Jia Cheng, 49 anni, «super verde per l’indipendenza», vorrebbe scardinare lo status quo. «Non siamo mai stati governati dalla Cina comunista e per questo ci sentiamo liberi. Non dobbiamo fare il muso duro con Pechino, ma armarci per difenderci».
I giovani, invece, sembrano più timorosi: «Siamo preoccupati per le tensioni e se venissimo invasi gran parte di noi ragazzi cercherebbe di scappare», dice una coppia di sposi novelli.
Forze armate e scenari di guerra
Per timore di rappresaglie, Taiwan è riconosciuta solo da una dozzina di Stati, compreso il Vaticano. La difesa conta su 200 mila uomini e 2 milioni di riservisti. Il presidente Lai ha aumentato il budget militare al 3% del Pil e avviato la produzione di droni. Ma l’obiettivo di 180 mila velivoli entro il 2028 è lontano. Taiwan dispone di caccia, flotta navale, missili Himars e Patriot, e si addestra con gli americani.
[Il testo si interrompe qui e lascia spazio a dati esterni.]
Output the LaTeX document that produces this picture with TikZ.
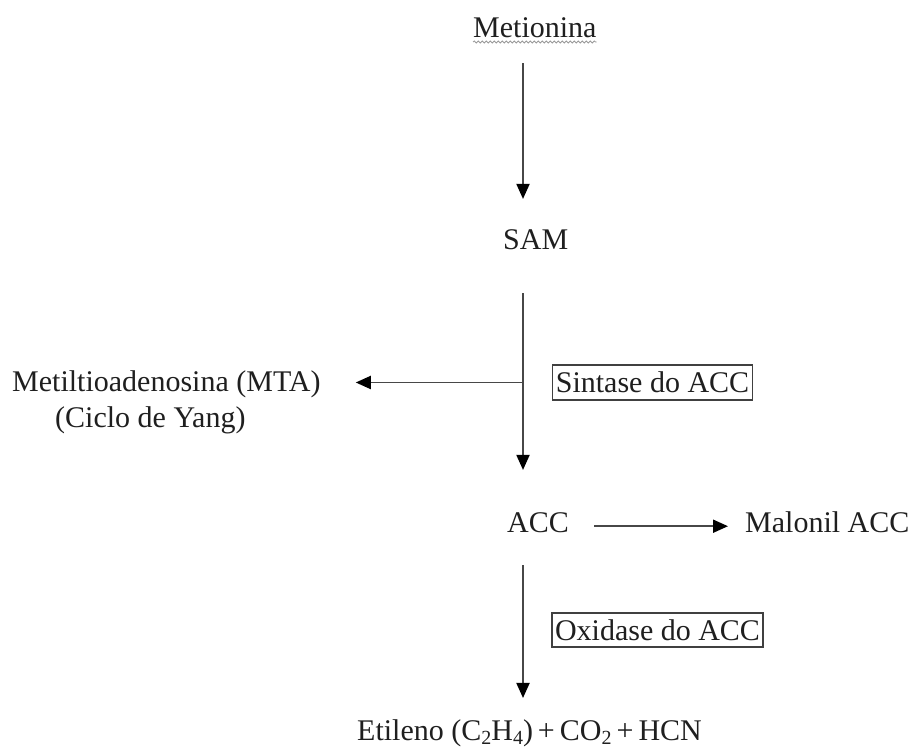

Ming-Shih Shen, dell’Istituto per la difesa nazionale, osserva che le portaerei Usa impiegherebbero 14 giorni dagli Stati Uniti e 5 da Guam. Ma rischierebbero la Terza guerra mondiale? Per l’ammiraglio Lee Hsi-Min l’obiettivo di Pechino è far capitolare il governo con blocchi e quarantena navale. «Un’invasione potrebbe trasformarsi in un incubo di guerriglia».
La forza dei semiconduttori
La data con una linea rossa è il 2027, centenario dell’Esercito popolare di liberazione. Intanto, Taiwan resta il cuore tecnologico globale: produce il 70% dei semiconduttori, il 95% dei più sofisticati e il 100% di quelli per l’intelligenza artificiale.
Cultura e narrazioni
Da agosto spopola la serie tv Zero Day Attack, che affronta il tabù dell’invasione. «È come un elefante nella stanza: tutti sanno che potrebbe accadere, ma nessuno ne parla», spiega David Kao. «Dopo Hong Kong e l’Ucraina abbiamo sentito l’urgenza di raccontare questa possibilità, prima che sia troppo tardi».